= TASK DESCRIPTION =
Take every line that has the string "chart" and copy it out.

----------------

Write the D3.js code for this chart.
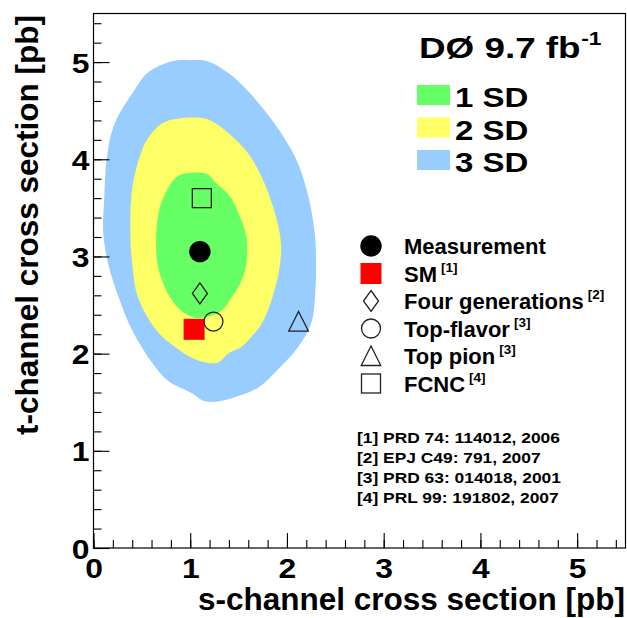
<!DOCTYPE html>
<html>
<head>
<meta charset="utf-8">
<script src="https://cdn.jsdelivr.net/npm/d3@7"></script>
<style>
  html, body { margin: 0; padding: 0; background: #fff; }
  svg { display: block; }
  text { font-family: "Liberation Sans", Arial, Helvetica, sans-serif; font-weight: bold; fill: #000; }
</style>
</head>
<body>
<svg id="chart" width="627" height="618"></svg>
<script>
// Confidence regions in the (s-channel, t-channel) cross-section plane, in pb
const contour3SD = [
  [0.82,5.01],[1.00,5.02],[1.17,5.01],[1.39,4.89],[1.58,4.72],[1.87,4.37],[2.08,4.03],
  [2.20,3.70],[2.29,3.21],[2.29,2.58],[2.25,2.31],[2.11,2.06],[1.90,1.83],[1.70,1.65],
  [1.46,1.55],[1.30,1.51],[1.15,1.51],[1.02,1.59],[0.77,1.72],[0.61,1.90],[0.40,2.24],
  [0.26,2.58],[0.15,2.93],[0.10,3.26],[0.11,3.57],[0.14,4.03],[0.22,4.37],[0.43,4.72],
  [0.56,4.89]
];
const contour2SD = [
  [0.88,4.42],[1.15,4.42],[1.26,4.37],[1.46,4.21],[1.62,4.03],[1.79,3.70],[1.93,3.21],
  [1.93,2.93],[1.85,2.58],[1.74,2.31],[1.63,2.17],[1.53,2.07],[1.39,2.00],[1.29,1.91],
  [1.15,1.91],[1.01,1.96],[0.84,2.07],[0.65,2.24],[0.46,2.58],[0.40,2.93],[0.38,3.26],
  [0.40,3.70],[0.48,4.03],[0.56,4.21],[0.71,4.37]
];
const contour1SD = [
  [0.93,3.85],[1.17,3.85],[1.26,3.76],[1.41,3.62],[1.51,3.42],[1.58,3.21],[1.58,2.93],
  [1.53,2.75],[1.43,2.58],[1.32,2.44],[1.17,2.38],[1.05,2.37],[0.91,2.44],[0.79,2.58],
  [0.71,2.75],[0.66,2.93],[0.65,3.26],[0.69,3.52],[0.77,3.70],[0.84,3.80]
];

// Measured value and theory predictions (s-channel, t-channel) in pb
const modelNames  = ["Measurement", "SM", "Four generations", "Top-flavor", "Top pion", "FCNC"];
const modelRefs   = ["", "[1]", "[2]", "[3]", "[3]", "[4]"];
const modelSchan  = [1.10, 1.04, 1.10, 1.24, 2.12, 1.12];
const modelTchan  = [3.05, 2.25, 2.62, 2.33, 2.33, 3.60];
const modelShapes = ["dot", "filledSquare", "diamond", "circle", "triangle", "square"];

const regionLabels = ["1 SD", "2 SD", "3 SD"];
const regionColors = ["#66ff66", "#ffff66", "#99ccff"];

const references = [
  "[1] PRD 74: 114012, 2006",
  "[2] EPJ C49: 791, 2007",
  "[3] PRD 63: 014018, 2001",
  "[4] PRL 99: 191802, 2007"
];

const xMajorTicks = [0, 1, 2, 3, 4, 5];
const yMajorTicks = [0, 1, 2, 3, 4, 5];
const minorStep = 0.2;

const svg = d3.select("#chart");

const x = d3.scaleLinear().domain([0, 5.5]).range([93.5, 625.5]);
const y = d3.scaleLinear().domain([0, 5.5]).range([548, 13.5]);

// ---- filled confidence regions (outermost first)
const area = d3.line()
  .x(d => x(d[0]))
  .y(d => y(d[1]))
  .curve(d3.curveCatmullRomClosed.alpha(0.5));

const regions = [contour3SD, contour2SD, contour1SD];
const regionFill = [regionColors[2], regionColors[1], regionColors[0]];
svg.append("g").selectAll("path")
  .data(regions)
  .join("path")
  .attr("d", d => area(d))
  .attr("fill", (d, i) => regionFill[i])
  .attr("stroke", "none");

// ---- marker drawing
function drawMarker(g, shape, cx, cy) {
  const stroke = "#222";
  if (shape === "dot") {
    g.append("circle").attr("cx", cx).attr("cy", cy).attr("r", 10.7).attr("fill", "#000");
  } else if (shape === "filledSquare") {
    g.append("rect").attr("x", cx - 10.5).attr("y", cy - 10.5)
      .attr("width", 21).attr("height", 21).attr("fill", "#ff0000");
  } else if (shape === "diamond") {
    g.append("path")
      .attr("d", `M${cx},${cy - 10.5}L${cx + 7.5},${cy}L${cx},${cy + 10.5}L${cx - 7.5},${cy}Z`)
      .attr("fill", "none").attr("stroke", stroke).attr("stroke-width", 1.3);
  } else if (shape === "circle") {
    g.append("circle").attr("cx", cx).attr("cy", cy).attr("r", 9.5)
      .attr("fill", "none").attr("stroke", stroke).attr("stroke-width", 1.3);
  } else if (shape === "triangle") {
    g.append("path")
      .attr("d", `M${cx},${cy - 10}L${cx + 9.8},${cy + 9.5}L${cx - 9.8},${cy + 9.5}Z`)
      .attr("fill", "none").attr("stroke", stroke).attr("stroke-width", 1.3);
  } else if (shape === "square") {
    g.append("rect").attr("x", cx - 9.5).attr("y", cy - 9.5)
      .attr("width", 19).attr("height", 19)
      .attr("fill", "none").attr("stroke", stroke).attr("stroke-width", 1.3);
  }
}

const markers = svg.append("g");
modelNames.forEach((name, i) => {
  drawMarker(markers, modelShapes[i], x(modelSchan[i]), y(modelTchan[i]));
});

// ---- frame
const [x0, x1] = x.range();
const [y0, y1] = y.range();
svg.append("rect")
  .attr("x", x0).attr("y", y1)
  .attr("width", x1 - x0).attr("height", y0 - y1)
  .attr("fill", "none").attr("stroke", "#000").attr("stroke-width", 1.2);

// ---- axes: ticks point into the frame
const minorVals = d3.range(0, 5.5 + 1e-9, minorStep).map(v => +v.toFixed(1));

const yMinor = svg.append("g").attr("transform", `translate(${x0},0)`)
  .call(d3.axisLeft(y).tickValues(minorVals).tickSize(-8).tickFormat(""));
const yMajor = svg.append("g").attr("transform", `translate(${x0},0)`)
  .call(d3.axisLeft(y).tickValues(yMajorTicks).tickSize(-16).tickPadding(3.5).tickFormat(d3.format("d")));
const xMinor = svg.append("g").attr("transform", `translate(0,${y0})`)
  .call(d3.axisBottom(x).tickValues(minorVals).tickSize(-8).tickFormat(""));
const xMajor = svg.append("g").attr("transform", `translate(0,${y0})`)
  .call(d3.axisBottom(x).tickValues(xMajorTicks).tickSize(-15).tickPadding(11).tickFormat(d3.format("d")));

[yMinor, yMajor, xMinor, xMajor].forEach(g => {
  g.select(".domain").remove();
  g.selectAll("line").attr("stroke", "#000").attr("stroke-width", 1.1);
  g.attr("font-family", null).attr("font-size", null);
});
yMajor.selectAll("text")
  .style("font-size", "27px").attr("dy", "0.37em")
  .attr("transform", "scale(1.18,1)");
xMajor.selectAll("text")
  .style("font-size", "27px")
  .attr("transform", "scale(1.18,1)");

// ---- axis titles
svg.append("text")
  .attr("x", 625).attr("y", 610)
  .attr("text-anchor", "end")
  .style("font-size", "31.5px")
  .text("s-channel cross section [pb]");

svg.append("text")
  .attr("transform", "translate(38,225) rotate(-90)")
  .attr("text-anchor", "middle")
  .style("font-size", "31.5px")
  .text("t-channel cross section [pb]");

// ---- experiment label
const title = svg.append("text")
  .attr("transform", "translate(419,57.5) scale(1.27,1)")
  .style("font-size", "29px");
title.append("tspan").text("DØ 9.7 fb");
title.append("tspan").attr("dy", -13).attr("dx", 0.5).style("font-size", "18px").text("-1");

// ---- confidence-level legend
const sdLegend = svg.append("g");
regionLabels.forEach((lab, i) => {
  const top = 85 + i * 32.5;
  sdLegend.append("rect")
    .attr("x", 417).attr("y", top).attr("width", 33).attr("height", 20)
    .attr("fill", regionColors[i]);
  sdLegend.append("text")
    .attr("transform", `translate(455,${top + 22}) scale(1.2,1)`)
    .style("font-size", "27.5px")
    .text(lab);
});

// ---- model legend
const modelLegend = svg.append("g");
modelNames.forEach((name, i) => {
  const cy = 246 + i * 27.5;
  drawMarker(modelLegend, modelShapes[i], 371, cy);
  const t = modelLegend.append("text")
    .attr("x", 404).attr("y", cy + 8)
    .style("font-size", "22px");
  t.append("tspan").text(name);
  if (modelRefs[i]) {
    t.append("tspan").attr("dx", 4).attr("dy", -10)
      .style("font-size", "13.5px").text(modelRefs[i]);
  }
});

// ---- references
const refs = svg.append("g");
references.forEach((r, i) => {
  refs.append("text")
    .attr("transform", `translate(357,${442.5 + i * 20}) scale(1.2,1)`)
    .style("font-size", "14.5px")
    .text(r);
});
</script>
</body>
</html>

----------------

= THE REPLY =
Write the D3.js code for this chart.
<svg id="chart" width="627" height="618"></svg>
const svg = d3.select("#chart");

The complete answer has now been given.